* [EXERCISE PROMPT] Copy the listing verbatim, excluding any images found in it.

++++++++

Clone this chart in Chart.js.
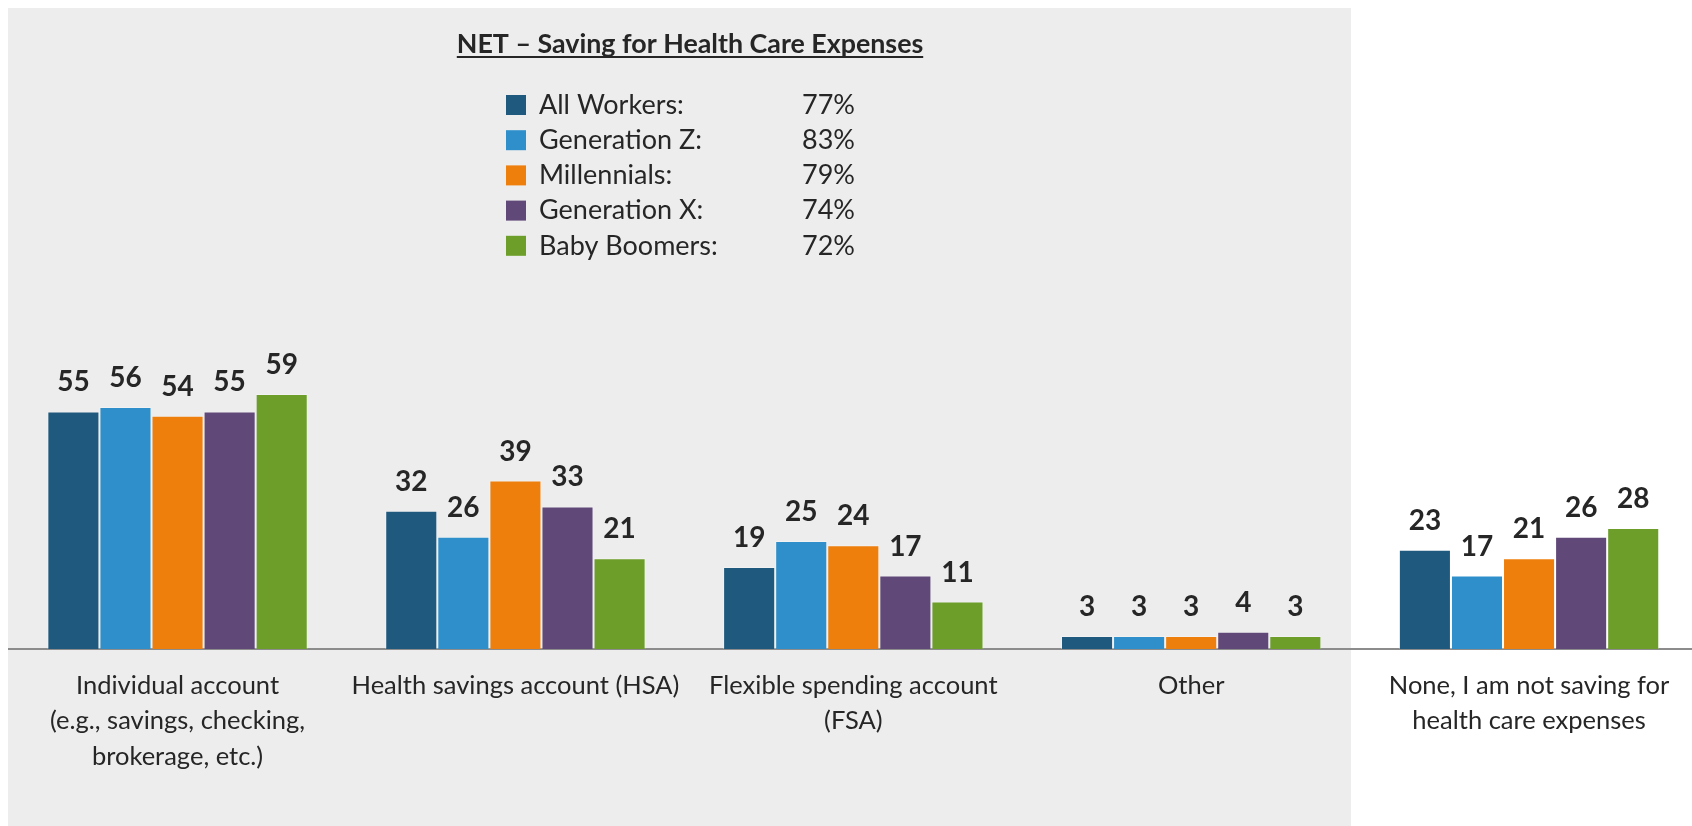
<!DOCTYPE html>
<html>
<head>
<meta charset="utf-8">
<script src="https://cdn.jsdelivr.net/npm/chart.js@4.4.1/dist/chart.umd.min.js"></script>
<style>
  html, body { margin: 0; padding: 0; background: #ffffff; overflow: hidden; }
  #wrap { width: 1692px; height: 826px; overflow: hidden; }
</style>
</head>
<body>
<div id="wrap"><canvas id="chart" width="1698" height="826"></canvas></div>
<script>
const categories = [
  ["Individual account", "(e.g., savings, checking,", "brokerage, etc.)"],
  "Health savings account (HSA)",
  ["Flexible spending account", "(FSA)"],
  "Other",
  ["None, I am not saving for", "health care expenses"],
];
const seriesNames = ["All Workers:", "Generation Z:", "Millennials:", "Generation X:", "Baby Boomers:"];
const allWorkers = [55, 32, 19, 3, 23];
const generationZ = [56, 26, 25, 3, 17];
const millennials = [54, 39, 24, 3, 21];
const generationX = [55, 33, 17, 4, 26];
const babyBoomers = [59, 21, 11, 3, 28];
const netValues = ["77%", "83%", "79%", "74%", "72%"];
const chartTitle = "NET \u2013 Saving for Health Care Expenses";

const colors = ["#1f5a7e", "#2e8fcb", "#ef7f0c", "#604878", "#6c9e29"];
const textColor = "#262626";
const seriesValues = [allWorkers, generationZ, millennials, generationX, babyBoomers];

// grey panel behind most of the chart
const panelPlugin = {
  id: "panel",
  beforeDraw(chart) {
    const ctx = chart.ctx;
    ctx.save();
    ctx.fillStyle = "#ededed";
    ctx.fillRect(8, 8, 1343, 818);
    ctx.restore();
  },
};

// title + legend with NET percentages
const headerPlugin = {
  id: "header",
  afterDraw(chart) {
    const ctx = chart.ctx;
    ctx.save();
    ctx.fillStyle = textColor;
    ctx.font = "bold 26.8px Lato";
    ctx.textAlign = "center";
    ctx.textBaseline = "alphabetic";
    ctx.fillText(chartTitle, 690, 53);
    const w = ctx.measureText(chartTitle).width;
    ctx.fillRect(690 - w / 2, 56, w, 2);

    ctx.font = "27px Lato";
    ctx.textAlign = "left";
    ctx.textBaseline = "middle";
    chart.data.datasets.forEach((ds, i) => {
      const y = 105 + i * 35.2;
      ctx.fillStyle = ds.backgroundColor;
      ctx.fillRect(506, y - 10, 20, 20);
      ctx.fillStyle = textColor;
      ctx.fillText(ds.label, 539, y);
      ctx.fillText(netValues[i], 802, y);
    });
    ctx.restore();
  },
};

// value labels above each bar
const valueLabels = {
  id: "valueLabels",
  afterDatasetsDraw(chart) {
    const ctx = chart.ctx;
    ctx.save();
    ctx.font = "bold 28px Lato";
    ctx.fillStyle = textColor;
    ctx.textAlign = "center";
    ctx.textBaseline = "middle";
    chart.data.datasets.forEach((ds, i) => {
      chart.getDatasetMeta(i).data.forEach((bar, j) => {
        ctx.fillText(ds.data[j], bar.x, bar.y - 29);
      });
    });
    ctx.restore();
  },
};

const chart = new Chart(document.getElementById("chart").getContext("2d"), {
  type: "bar",
  data: {
    labels: categories,
    datasets: seriesNames.map((name, i) => ({
      label: name,
      data: seriesValues[i],
      backgroundColor: colors[i],
      borderColor: "rgba(255, 255, 255, 0.3)",
      borderWidth: { top: 1, left: 1, right: 1, bottom: 0 },
      categoryPercentage: 0.7706,
      barPercentage: 1,
    })),
  },
  options: {
    responsive: false,
    animation: false,
    devicePixelRatio: 1,
    layout: { padding: { top: 217, left: 8.6, right: 0, bottom: 0 } },
    plugins: {
      legend: { display: false },
      tooltip: { enabled: false },
    },
    scales: {
      x: {
        grid: { display: false, drawTicks: false },
        border: { display: true, color: "#8c8c8c", width: 2 },
        ticks: {
          color: textColor,
          font: { family: "Lato", size: 25.5, lineHeight: 1.392 },
          padding: 19,
          maxRotation: 0,
          autoSkip: false,
        },
        afterFit(scale) {
          scale.height = 177;
        },
      },
      y: {
        display: false,
        min: 0,
        max: 100,
      },
    },
  },
  plugins: [panelPlugin, valueLabels, headerPlugin],
});
</script>
</body>
</html>
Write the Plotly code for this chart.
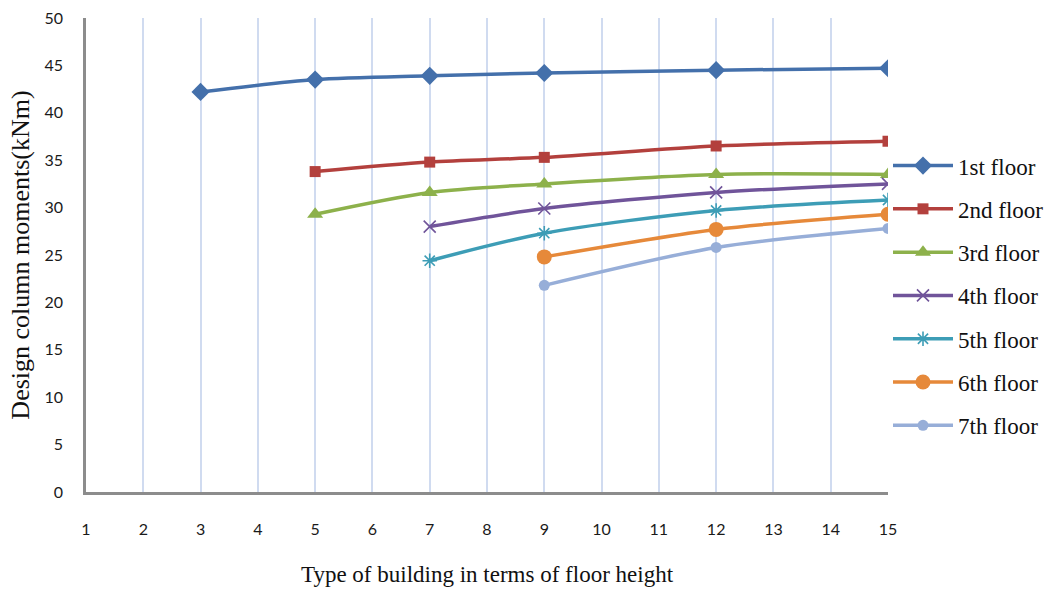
import plotly.graph_objects as go

# Building type (floor height) on the x axis
x_ticks = list(range(1, 16))
x_tick_labels = [str(v) for v in x_ticks]
y_ticks = list(range(0, 51, 5))

floor_names = ["1st floor", "2nd floor", "3rd floor", "4th floor",
               "5th floor", "6th floor", "7th floor"]

x_1st = [3, 5, 7, 9, 12, 15]
y_1st = [42.2, 43.5, 43.9, 44.2, 44.5, 44.7]

x_2nd = [5, 7, 9, 12, 15]
y_2nd = [33.8, 34.8, 35.3, 36.5, 37.0]

x_3rd = [5, 7, 9, 12, 15]
y_3rd = [29.3, 31.6, 32.5, 33.5, 33.5]

x_4th = [7, 9, 12, 15]
y_4th = [28.0, 29.9, 31.6, 32.5]

x_5th = [7, 9, 12, 15]
y_5th = [24.4, 27.3, 29.7, 30.8]

x_6th = [9, 12, 15]
y_6th = [24.8, 27.7, 29.3]

x_7th = [9, 12, 15]
y_7th = [21.8, 25.8, 27.8]

series_x = [x_1st, x_2nd, x_3rd, x_4th, x_5th, x_6th, x_7th]
series_y = [y_1st, y_2nd, y_3rd, y_4th, y_5th, y_6th, y_7th]

colors = ["#4470AB", "#B3403D", "#8DB14B", "#70549A", "#3D9DB6", "#E6893A", "#97AED8"]
symbols = ["diamond", "square", "triangle-up", "x-thin", "asterisk", "circle", "circle"]
sizes = [14, 11, 14, 12, 12, 15, 11]

fig = go.Figure()
for i, name in enumerate(floor_names):
    open_marker = symbols[i] in ("x-thin", "asterisk")
    fig.add_trace(go.Scatter(
        x=series_x[i], y=series_y[i], name=name,
        mode="lines+markers",
        line=dict(color=colors[i], width=3.5, shape="spline", smoothing=0.8),
        marker=dict(symbol=symbols[i], size=sizes[i], color=colors[i],
                    line=dict(color=colors[i], width=1.6 if open_marker else 0)),
        legendgroup=name,
    ))

serif = "Liberation Serif"
fig.update_layout(
    width=1049, height=591,
    margin=dict(l=86, r=161, t=18, b=99, autoexpand=False),
    paper_bgcolor="white", plot_bgcolor="white",
    showlegend=True,
    legend=dict(x=1.0, y=0.734, xanchor="left", yanchor="top",
                font=dict(family=serif, size=23, color="#111111"),
                tracegroupgap=10.4, itemwidth=60,
                bgcolor="rgba(0,0,0,0)"),
    xaxis=dict(
        range=[1, 15], tickmode="array", tickvals=x_ticks, ticktext=x_tick_labels,
        showgrid=True, gridcolor="#D0DBF0", gridwidth=1.5,
        showline=True, linecolor="#8C8C8C", linewidth=2.5,
        zeroline=False, ticks="", ticklabelstandoff=21,
        tickfont=dict(family="Lato", size=16, color="#1A1A1A"),
        title=dict(text="Type of building in terms of floor height",
                   font=dict(family=serif, size=23, color="#111111"), standoff=29),
    ),
    yaxis=dict(
        range=[0, 50], tickmode="array", tickvals=y_ticks,
        showgrid=False, showline=True, linecolor="#8C8C8C", linewidth=2.5,
        zeroline=False, ticks="", ticklabelstandoff=17,
        tickfont=dict(family="Lato", size=16, color="#1A1A1A"),
        title=dict(text="Design column moments(kNm)",
                   font=dict(family=serif, size=26, color="#111111"), standoff=8),
    ),
)

fig.write_html("out.html")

++++++++

* [THE COMPLETED TASK]
Clone this chart in Chart.js.
<!DOCTYPE html>
<html>
<head>
<meta charset="utf-8">
<script src="https://cdn.jsdelivr.net/npm/chart.js@4.4.1/dist/chart.umd.min.js"></script>
<style>
  html, body { margin: 0; padding: 0; background: #ffffff; overflow: hidden; }
  #wrap { width: 1692px; height: 826px; overflow: hidden; }
</style>
</head>
<body>
<div id="wrap"><canvas id="chart" width="1698" height="826"></canvas></div>
<script>
const categories = [
  ["Individual account", "(e.g., savings, checking,", "brokerage, etc.)"],
  "Health savings account (HSA)",
  ["Flexible spending account", "(FSA)"],
  "Other",
  ["None, I am not saving for", "health care expenses"],
];
const seriesNames = ["All Workers:", "Generation Z:", "Millennials:", "Generation X:", "Baby Boomers:"];
const allWorkers = [55, 32, 19, 3, 23];
const generationZ = [56, 26, 25, 3, 17];
const millennials = [54, 39, 24, 3, 21];
const generationX = [55, 33, 17, 4, 26];
const babyBoomers = [59, 21, 11, 3, 28];
const netValues = ["77%", "83%", "79%", "74%", "72%"];
const chartTitle = "NET \u2013 Saving for Health Care Expenses";

const colors = ["#1f5a7e", "#2e8fcb", "#ef7f0c", "#604878", "#6c9e29"];
const textColor = "#262626";
const seriesValues = [allWorkers, generationZ, millennials, generationX, babyBoomers];

// grey panel behind most of the chart
const panelPlugin = {
  id: "panel",
  beforeDraw(chart) {
    const ctx = chart.ctx;
    ctx.save();
    ctx.fillStyle = "#ededed";
    ctx.fillRect(8, 8, 1343, 818);
    ctx.restore();
  },
};

// title + legend with NET percentages
const headerPlugin = {
  id: "header",
  afterDraw(chart) {
    const ctx = chart.ctx;
    ctx.save();
    ctx.fillStyle = textColor;
    ctx.font = "bold 26.8px Lato";
    ctx.textAlign = "center";
    ctx.textBaseline = "alphabetic";
    ctx.fillText(chartTitle, 690, 53);
    const w = ctx.measureText(chartTitle).width;
    ctx.fillRect(690 - w / 2, 56, w, 2);

    ctx.font = "27px Lato";
    ctx.textAlign = "left";
    ctx.textBaseline = "middle";
    chart.data.datasets.forEach((ds, i) => {
      const y = 105 + i * 35.2;
      ctx.fillStyle = ds.backgroundColor;
      ctx.fillRect(506, y - 10, 20, 20);
      ctx.fillStyle = textColor;
      ctx.fillText(ds.label, 539, y);
      ctx.fillText(netValues[i], 802, y);
    });
    ctx.restore();
  },
};

// value labels above each bar
const valueLabels = {
  id: "valueLabels",
  afterDatasetsDraw(chart) {
    const ctx = chart.ctx;
    ctx.save();
    ctx.font = "bold 28px Lato";
    ctx.fillStyle = textColor;
    ctx.textAlign = "center";
    ctx.textBaseline = "middle";
    chart.data.datasets.forEach((ds, i) => {
      chart.getDatasetMeta(i).data.forEach((bar, j) => {
        ctx.fillText(ds.data[j], bar.x, bar.y - 29);
      });
    });
    ctx.restore();
  },
};

const chart = new Chart(document.getElementById("chart").getContext("2d"), {
  type: "bar",
  data: {
    labels: categories,
    datasets: seriesNames.map((name, i) => ({
      label: name,
      data: seriesValues[i],
      backgroundColor: colors[i],
      borderColor: "rgba(255, 255, 255, 0.3)",
      borderWidth: { top: 1, left: 1, right: 1, bottom: 0 },
      categoryPercentage: 0.7706,
      barPercentage: 1,
    })),
  },
  options: {
    responsive: false,
    animation: false,
    devicePixelRatio: 1,
    layout: { padding: { top: 217, left: 8.6, right: 0, bottom: 0 } },
    plugins: {
      legend: { display: false },
      tooltip: { enabled: false },
    },
    scales: {
      x: {
        grid: { display: false, drawTicks: false },
        border: { display: true, color: "#8c8c8c", width: 2 },
        ticks: {
          color: textColor,
          font: { family: "Lato", size: 25.5, lineHeight: 1.392 },
          padding: 19,
          maxRotation: 0,
          autoSkip: false,
        },
        afterFit(scale) {
          scale.height = 177;
        },
      },
      y: {
        display: false,
        min: 0,
        max: 100,
      },
    },
  },
  plugins: [panelPlugin, valueLabels, headerPlugin],
});
</script>
</body>
</html>
Write the Plotly code for this chart.
import plotly.graph_objects as go

# Building type (floor height) on the x axis
x_ticks = list(range(1, 16))
x_tick_labels = [str(v) for v in x_ticks]
y_ticks = list(range(0, 51, 5))

floor_names = ["1st floor", "2nd floor", "3rd floor", "4th floor",
               "5th floor", "6th floor", "7th floor"]

x_1st = [3, 5, 7, 9, 12, 15]
y_1st = [42.2, 43.5, 43.9, 44.2, 44.5, 44.7]

x_2nd = [5, 7, 9, 12, 15]
y_2nd = [33.8, 34.8, 35.3, 36.5, 37.0]

x_3rd = [5, 7, 9, 12, 15]
y_3rd = [29.3, 31.6, 32.5, 33.5, 33.5]

x_4th = [7, 9, 12, 15]
y_4th = [28.0, 29.9, 31.6, 32.5]

x_5th = [7, 9, 12, 15]
y_5th = [24.4, 27.3, 29.7, 30.8]

x_6th = [9, 12, 15]
y_6th = [24.8, 27.7, 29.3]

x_7th = [9, 12, 15]
y_7th = [21.8, 25.8, 27.8]

series_x = [x_1st, x_2nd, x_3rd, x_4th, x_5th, x_6th, x_7th]
series_y = [y_1st, y_2nd, y_3rd, y_4th, y_5th, y_6th, y_7th]

colors = ["#4470AB", "#B3403D", "#8DB14B", "#70549A", "#3D9DB6", "#E6893A", "#97AED8"]
symbols = ["diamond", "square", "triangle-up", "x-thin", "asterisk", "circle", "circle"]
sizes = [14, 11, 14, 12, 12, 15, 11]

fig = go.Figure()
for i, name in enumerate(floor_names):
    open_marker = symbols[i] in ("x-thin", "asterisk")
    fig.add_trace(go.Scatter(
        x=series_x[i], y=series_y[i], name=name,
        mode="lines+markers",
        line=dict(color=colors[i], width=3.5, shape="spline", smoothing=0.8),
        marker=dict(symbol=symbols[i], size=sizes[i], color=colors[i],
                    line=dict(color=colors[i], width=1.6 if open_marker else 0)),
        legendgroup=name,
    ))

serif = "Liberation Serif"
fig.update_layout(
    width=1049, height=591,
    margin=dict(l=86, r=161, t=18, b=99, autoexpand=False),
    paper_bgcolor="white", plot_bgcolor="white",
    showlegend=True,
    legend=dict(x=1.0, y=0.734, xanchor="left", yanchor="top",
                font=dict(family=serif, size=23, color="#111111"),
                tracegroupgap=10.4, itemwidth=60,
                bgcolor="rgba(0,0,0,0)"),
    xaxis=dict(
        range=[1, 15], tickmode="array", tickvals=x_ticks, ticktext=x_tick_labels,
        showgrid=True, gridcolor="#D0DBF0", gridwidth=1.5,
        showline=True, linecolor="#8C8C8C", linewidth=2.5,
        zeroline=False, ticks="", ticklabelstandoff=21,
        tickfont=dict(family="Lato", size=16, color="#1A1A1A"),
        title=dict(text="Type of building in terms of floor height",
                   font=dict(family=serif, size=23, color="#111111"), standoff=29),
    ),
    yaxis=dict(
        range=[0, 50], tickmode="array", tickvals=y_ticks,
        showgrid=False, showline=True, linecolor="#8C8C8C", linewidth=2.5,
        zeroline=False, ticks="", ticklabelstandoff=17,
        tickfont=dict(family="Lato", size=16, color="#1A1A1A"),
        title=dict(text="Design column moments(kNm)",
                   font=dict(family=serif, size=26, color="#111111"), standoff=8),
    ),
)

fig.write_html("out.html")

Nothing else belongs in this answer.